Holiday Stress for Kids
Many of us have been brought up to believe the holidays are a wonderfully happy time of year. TV and radio stations play a variety of merry music and shows that end with “Happily Ever After” or “I Got My Wish!” Stores are adorned with all the trappings of the holidays and employees are there to wish you the merriest of the season.
With all this happiness, joy and holiday spirit being spread by the generous handful how could anyone not be happy, especially children? I mean after all so much of this holiday season is focused around children. It would be awful ungrateful of them to be depressed when so much time has been spent showing them the joy of the holidays.
It’s great that as teachers we want to spread this holiday cheer, but let’s not forget a few statistics that do not change with the season.
Six million children are abused in the United States every year and four to seven of these children will die each day from this abuse.
15.8 million children live in homes where they are not provided with the necessary food and nutrition to sustain a healthy lifestyle. Of these children, 12 million need to be fed by government assistance programs.
In the U.S., 41% of the homeless population is families.
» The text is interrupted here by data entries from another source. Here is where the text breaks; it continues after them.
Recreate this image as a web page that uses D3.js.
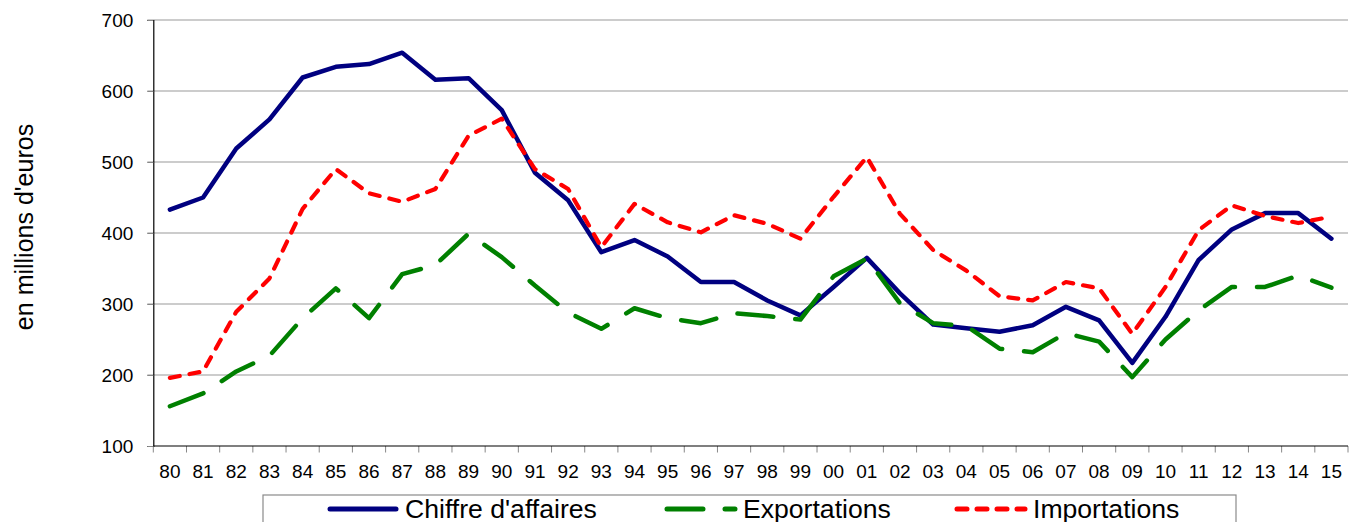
<!DOCTYPE html>
<html>
<head>
<meta charset="utf-8">
<script src="https://cdn.jsdelivr.net/npm/d3@7"></script>
<style>
  html, body { margin: 0; padding: 0; background: #fff; }
  svg { display: block; font-family: Arial, "Liberation Sans", sans-serif; }
</style>
</head>
<body>
<svg id="chart" width="1357" height="522"></svg>
<script>
const years = ["80","81","82","83","84","85","86","87","88","89","90","91","92","93","94","95","96","97","98","99",
               "00","01","02","03","04","05","06","07","08","09","10","11","12","13","14","15"];
const chiffreAffaires = [433, 450, 519, 560, 619, 634, 638, 654, 616, 618, 573, 485, 446, 373, 390, 367, 331, 331, 305, 284,
                         324, 365, 315, 271, 266, 261, 270, 296, 277, 217, 282, 362, 405, 428, 428, 392];
const exportations = [156, 174, 205, 227, 280, 322, 280, 342, 355, 399, 366, 326, 288, 265, 294, 280, 273, 287, 283, 278,
                      339, 364, 301, 273, 269, 237, 232, 259, 247, 197, 250, 291, 324, 324, 340, 323];
const importations = [196, 205, 289, 336, 434, 490, 456, 444, 462, 537, 561, 490, 462, 380, 441, 415, 401, 425, 413, 392,
                      451, 507, 427, 376, 347, 311, 305, 331, 322, 258, 324, 404, 439, 424, 414, 423];
const yTicks = [100, 200, 300, 400, 500, 600, 700];
const seriesNames = ["Chiffre d'affaires", "Exportations", "Importations"];
const yTitle = "en millions d'euros";

(function () {
const svg = d3.select("#chart");
const pLeft = 153.3, pRight = 1348, pTop = 20, pBottom = 446;

const x = d3.scaleBand().domain(years).range([pLeft, pRight]).paddingInner(0).paddingOuter(0);
const y = d3.scaleLinear().domain([100, 700]).range([pBottom, pTop]);

// gridlines
svg.append("g").selectAll("line").data(yTicks.filter(d => d !== 100)).join("line")
  .attr("x1", pLeft - 6).attr("x2", pRight)
  .attr("y1", d => y(d)).attr("y2", d => y(d))
  .attr("stroke", "#9a9a9a").attr("stroke-width", 1.2);

// y axis
const yAxis = svg.append("g").attr("transform", `translate(${pLeft},0)`)
  .call(d3.axisLeft(y).tickValues(yTicks).tickSize(6).tickPadding(14).tickFormat(d3.format("d")));
yAxis.select(".domain").attr("stroke", "#000").attr("stroke-width", 1.2);
yAxis.selectAll(".tick line").attr("stroke", "#888");
yAxis.selectAll(".tick text").attr("font-size", 19).attr("fill", "#000")
  .attr("font-family", "Arial, 'Liberation Sans', sans-serif").attr("dy", "0.36em");

// x axis
const xAxis = svg.append("g").attr("transform", `translate(0,${pBottom})`)
  .call(d3.axisBottom(x).tickSize(0).tickPadding(0));
xAxis.select(".domain").remove();
xAxis.selectAll(".tick text").attr("font-size", 19).attr("fill", "#000")
  .attr("font-family", "Arial, 'Liberation Sans', sans-serif").attr("y", 32).attr("dy", 0);
// x tick marks at band boundaries
const bounds = years.map(d => x(d)).concat([x(years[years.length - 1]) + x.bandwidth()]);
svg.append("g").selectAll("line").data(bounds).join("line")
  .attr("x1", d => d).attr("x2", d => d).attr("y1", pBottom).attr("y2", pBottom + 6.5)
  .attr("stroke", "#888").attr("stroke-width", 1);
svg.append("line").attr("x1", pLeft).attr("x2", pRight).attr("y1", pBottom).attr("y2", pBottom)
  .attr("stroke", "#000").attr("stroke-width", 1.2);

// y title
svg.append("text").attr("transform", "translate(33,227) rotate(-90)")
  .attr("text-anchor", "middle").attr("font-size", 25).attr("fill", "#000").text(yTitle);

const cx = d => x(d) + x.bandwidth() / 2;
const line = d3.line().x((d, i) => cx(years[i])).y(d => y(d));

const series = [
  { name: seriesNames[0], values: chiffreAffaires, color: "#000080", dash: null, width: 4.5 },
  { name: seriesNames[1], values: exportations, color: "#008000", dash: "36,22", width: 4.5 },
  { name: seriesNames[2], values: importations, color: "#ff0000", dash: "10,10", width: 4.2 }
];

series.forEach(s => {
  svg.append("path").datum(s.values).attr("d", line)
    .attr("fill", "none").attr("stroke", s.color).attr("stroke-width", s.width)
    .attr("stroke-linejoin", "round").attr("stroke-linecap", "round")
    .attr("stroke-dasharray", s.dash);
});

// legend
svg.append("rect").attr("x", 263).attr("y", 495).attr("width", 973).attr("height", 60)
  .attr("fill", "#fff").attr("stroke", "#8a8a8a").attr("stroke-width", 1.2);
const legendPos = [{ x1: 330, x2: 396, tx: 405 }, { x1: 667, x2: 735, tx: 743 }, { x1: 957, x2: 1025, tx: 1033 }];
series.forEach((s, i) => {
  const p = legendPos[i];
  svg.append("line").attr("x1", p.x1).attr("x2", p.x2).attr("y1", 509).attr("y2", 509)
    .attr("stroke", s.color).attr("stroke-width", 5).attr("stroke-linecap", "round")
    .attr("stroke-dasharray", s.dash);
  svg.append("text").attr("x", p.tx).attr("y", 517.5).attr("font-size", 26.6).attr("fill", "#000").text(s.name);
});
})();
</script>
</body>
</html>
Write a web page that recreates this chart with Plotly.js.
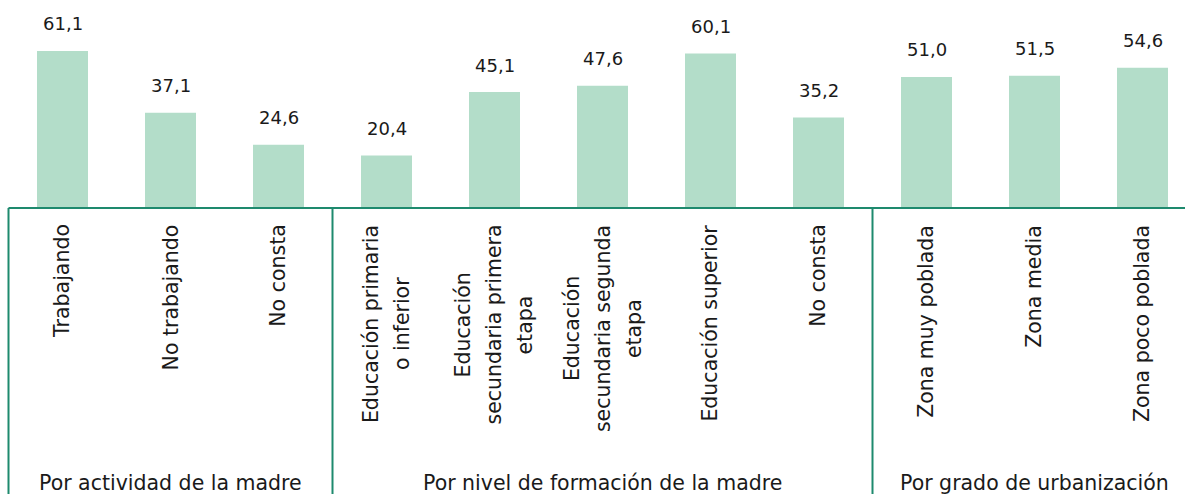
<!DOCTYPE html>
<html>
<head>
<meta charset="utf-8">
<script src="https://cdn.plot.ly/plotly-3.0.1.min.js"></script>
<style>html,body{margin:0;padding:0;background:#fff;}#chart{width:1185px;height:494px;}</style>
</head>
<body>
<div id="chart"></div>
<script>
// ---- data ----
const categories = [
  "Trabajando", "No trabajando", "No consta",
  "Educación primaria<br>o inferior",
  "Educación<br>secundaria primera<br>etapa",
  "Educación<br>secundaria segunda<br>etapa",
  "Educación superior", "No consta ",
  "Zona muy poblada", "Zona media", "Zona poco poblada"
];
const values = [61.1, 37.1, 24.6, 20.4, 45.1, 47.6, 60.1, 35.2, 51.0, 51.5, 54.6];
const groupNames = ["Por actividad de la madre", "Por nivel de formación de la madre", "Por grado de urbanización"];
const groupSizes = [3, 5, 3];

// ---- styling / layout constants ----
const W = 1185, H = 494;
const FONT = "DejaVu Sans";
const LABEL_SIZE = 20.5;
const VALUE_SIZE = 18;
const barColor = "#b3ddc9";
const lineColor = "#1e8a6e";
const textColor = "#1a1a1a";
const basePx = 208;           // pixel row of value 0
const pxPerUnit = 2.57;       // vertical scale
const slotPx = 108;           // pixels per category
const firstCenterPx = 62.5;   // pixel column of first category
const labelTopPx = 225;
const lineSpacePx = 31;
const groupLabelPx = 483;

const xIdx = categories.map((_, i) => i);
const xr0 = -(firstCenterPx / slotPx);
const xr1 = xr0 + W / slotPx;
const yr1 = basePx / pxPerUnit;
const yr0 = -(H - basePx) / pxPerUnit;
const pxToPaperY = px => 1 - px / H;

const ctx = document.createElement("canvas").getContext("2d");
ctx.font = LABEL_SIZE + "px '" + FONT + "'";

const annotations = [];
// value labels
values.forEach((v, i) => {
  annotations.push({
    x: xIdx[i], y: v, xref: "x", yref: "y", yshift: 27,
    text: v.toFixed(1).replace(".", ","), showarrow: false,
    xanchor: "center", yanchor: "middle",
    font: {family: FONT, size: VALUE_SIZE, color: textColor}
  });
});
// category labels (rotated, centered lines)
categories.forEach((c, i) => {
  const lines = c.split("<br>").map(s => s.trim());
  const maxW = Math.max(...lines.map(l => ctx.measureText(l).width));
  const centerPx = labelTopPx + maxW / 2;
  lines.forEach((l, j) => {
    annotations.push({
      x: xIdx[i], y: pxToPaperY(centerPx), xref: "x", yref: "paper",
      xshift: (j - (lines.length - 1) / 2) * lineSpacePx,
      text: l, textangle: -90, showarrow: false,
      xanchor: "center", yanchor: "middle",
      font: {family: FONT, size: LABEL_SIZE, color: textColor}
    });
  });
});
// group labels & separators
const shapes = [];
let start = 0;
groupNames.forEach((g, k) => {
  const n = groupSizes[k];
  annotations.push({
    x: start + (n - 1) / 2, y: pxToPaperY(groupLabelPx), xref: "x", yref: "paper",
    text: g, showarrow: false, xanchor: "center", yanchor: "middle",
    font: {family: FONT, size: LABEL_SIZE, color: textColor}
  });
  shapes.push({type: "line", xref: "x", yref: "y", x0: start - 0.5, x1: start - 0.5, y0: 0, y1: yr0,
    line: {color: lineColor, width: 2}});
  start += n;
});
shapes.push({type: "line", xref: "x", yref: "y", x0: -0.5, x1: categories.length - 0.5, y0: 0, y1: 0,
  line: {color: lineColor, width: 2}});

const trace = {
  type: "bar", x: xIdx, y: values, width: 0.472,
  marker: {color: barColor, line: {width: 0}},
  hoverinfo: "skip"
};

const layout = {
  width: W, height: H,
  margin: {l: 0, r: 0, t: 0, b: 0, pad: 0},
  paper_bgcolor: "#fff", plot_bgcolor: "#fff",
  showlegend: false,
  xaxis: {range: [xr0, xr1], visible: false, fixedrange: true},
  yaxis: {range: [yr0, yr1], visible: false, fixedrange: true},
  annotations: annotations, shapes: shapes
};

Plotly.newPlot("chart", [trace], layout, {displayModeBar: false, staticPlot: true});
</script>
</body>
</html>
The National Coalition for the Homeless reported that 71% of cities surveyed said that their homeless family population is growing and 100% of these cities fully expect to see an increase in families and children seeking assistance.
As education professionals we need to be aware that not all of our students will have a Happy Thanksgiving or a Merry Christmas. We need to watch for signs that indicate the pressures of the holidays are causing increased stress for these kids and many others. We need to be ready with strategies to try and help reduce some of this stress and help children manage their emotions more effectively.
It is wise to spend some class time discussing the pressures and stress the holidays can bring. It’s good to share the stresses we as adults feel during the holidays. Call on some of the students you know are comfortable sharing and ask them to share what is stressing them during the holidays. Not all students will want to share, but even the ones who don’t share will most likely benefit from the discussion.
It’s also a good idea to discuss with students ways to manage stress. Students should know they could exercise, talk with a friend, write in a journal, do something fun or take a warm bath or shower to help relieve stress. There are also methods for avoiding unnecessary stress, altering situations to reduce stress, adapting to the stressor, learning to accept things that can’t be changed and basically trying to develop a healthier lifestyle.
Here is a link to an adult Stress Quiz that is quick and may give some insight into your own stress level: http://www.sparkpeople.com/resource/assessment_questions.asp?quizid=37
This is a link to an adolescent Stress Quiz that you may want to have students take on their smart device or computer: http://www.bam.gov/sub_yourlife/yourlife_stressometer.html#
The results of these quizzes don’t necessarily need to be shared, but knowing your stress level is the first step to reduction and management.
It’s wonderful to enjoy the holiday season and spread the cheer, but let’s not get so caught up in the season that we forget to help our students take care of themselves.